Exercise aim
Identify each line in the records below that contains the word "this", and copy it.

Information provided
• • •
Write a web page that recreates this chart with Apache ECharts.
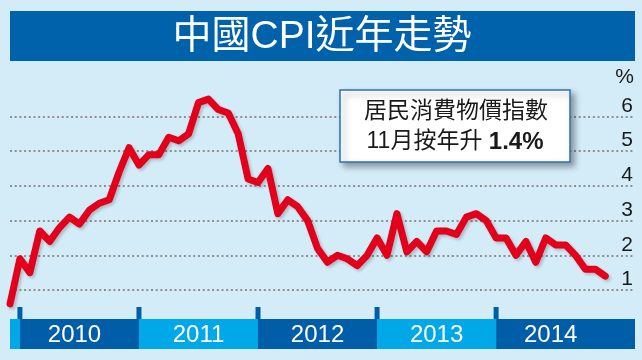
• • •
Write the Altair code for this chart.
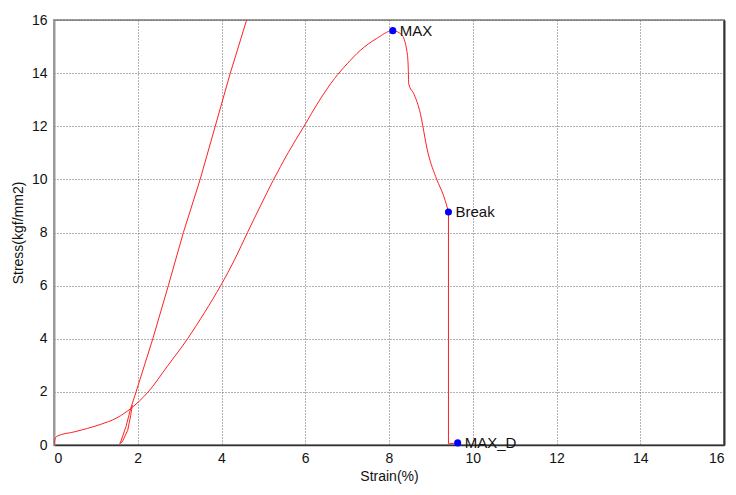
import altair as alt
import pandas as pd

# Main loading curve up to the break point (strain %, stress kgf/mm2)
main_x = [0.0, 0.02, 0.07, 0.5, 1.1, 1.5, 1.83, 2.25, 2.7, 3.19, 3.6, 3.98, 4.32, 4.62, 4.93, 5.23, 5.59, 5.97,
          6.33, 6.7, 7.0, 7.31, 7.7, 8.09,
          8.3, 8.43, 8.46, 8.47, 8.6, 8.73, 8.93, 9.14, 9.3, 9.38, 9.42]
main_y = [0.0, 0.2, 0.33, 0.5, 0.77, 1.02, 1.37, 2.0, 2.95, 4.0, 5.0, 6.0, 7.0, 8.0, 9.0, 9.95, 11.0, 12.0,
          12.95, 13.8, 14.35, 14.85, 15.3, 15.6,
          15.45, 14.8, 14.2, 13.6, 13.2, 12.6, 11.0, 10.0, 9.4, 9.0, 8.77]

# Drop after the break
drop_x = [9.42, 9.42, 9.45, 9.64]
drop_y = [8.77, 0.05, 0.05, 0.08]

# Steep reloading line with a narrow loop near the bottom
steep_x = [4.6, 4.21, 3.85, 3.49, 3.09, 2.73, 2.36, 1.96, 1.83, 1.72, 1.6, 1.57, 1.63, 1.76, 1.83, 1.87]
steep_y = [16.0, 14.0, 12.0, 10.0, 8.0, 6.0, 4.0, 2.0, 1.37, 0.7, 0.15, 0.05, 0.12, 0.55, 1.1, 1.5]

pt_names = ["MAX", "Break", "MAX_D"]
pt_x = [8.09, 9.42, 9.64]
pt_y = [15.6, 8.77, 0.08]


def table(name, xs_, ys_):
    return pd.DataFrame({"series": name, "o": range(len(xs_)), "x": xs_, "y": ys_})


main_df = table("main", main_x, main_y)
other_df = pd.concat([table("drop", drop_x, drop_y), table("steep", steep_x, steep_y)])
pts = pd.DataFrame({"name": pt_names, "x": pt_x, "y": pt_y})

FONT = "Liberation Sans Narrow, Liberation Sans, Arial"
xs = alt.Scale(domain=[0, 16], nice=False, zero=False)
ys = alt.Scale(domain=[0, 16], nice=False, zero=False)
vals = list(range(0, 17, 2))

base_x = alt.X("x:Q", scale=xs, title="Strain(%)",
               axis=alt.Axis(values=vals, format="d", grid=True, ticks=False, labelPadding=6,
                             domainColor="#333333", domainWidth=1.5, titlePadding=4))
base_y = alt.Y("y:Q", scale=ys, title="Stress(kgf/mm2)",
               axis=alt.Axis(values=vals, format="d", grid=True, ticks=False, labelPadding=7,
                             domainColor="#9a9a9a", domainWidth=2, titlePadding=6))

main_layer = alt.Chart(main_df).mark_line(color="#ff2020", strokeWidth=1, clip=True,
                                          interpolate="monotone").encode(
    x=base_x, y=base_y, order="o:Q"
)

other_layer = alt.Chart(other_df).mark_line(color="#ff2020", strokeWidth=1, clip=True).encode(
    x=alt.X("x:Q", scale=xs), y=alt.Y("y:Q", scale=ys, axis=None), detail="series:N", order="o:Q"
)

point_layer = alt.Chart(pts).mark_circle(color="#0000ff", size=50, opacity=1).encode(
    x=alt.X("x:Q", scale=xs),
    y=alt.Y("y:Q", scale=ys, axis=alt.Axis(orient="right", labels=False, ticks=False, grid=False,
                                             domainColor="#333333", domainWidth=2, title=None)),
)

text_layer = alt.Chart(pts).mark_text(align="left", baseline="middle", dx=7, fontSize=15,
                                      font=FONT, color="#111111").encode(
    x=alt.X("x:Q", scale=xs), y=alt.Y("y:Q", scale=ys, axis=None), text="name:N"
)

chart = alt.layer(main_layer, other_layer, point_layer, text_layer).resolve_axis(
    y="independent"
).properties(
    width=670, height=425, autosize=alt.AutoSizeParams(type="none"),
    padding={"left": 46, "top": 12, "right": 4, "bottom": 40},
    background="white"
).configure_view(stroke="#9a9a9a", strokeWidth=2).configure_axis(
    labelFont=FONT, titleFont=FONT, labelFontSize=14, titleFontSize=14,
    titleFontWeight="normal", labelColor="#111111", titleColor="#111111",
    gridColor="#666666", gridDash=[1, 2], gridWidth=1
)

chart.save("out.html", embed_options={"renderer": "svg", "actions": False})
• • •
Solution to the exercise
Write a web page that recreates this chart with Apache ECharts.
Write the Altair code for this chart.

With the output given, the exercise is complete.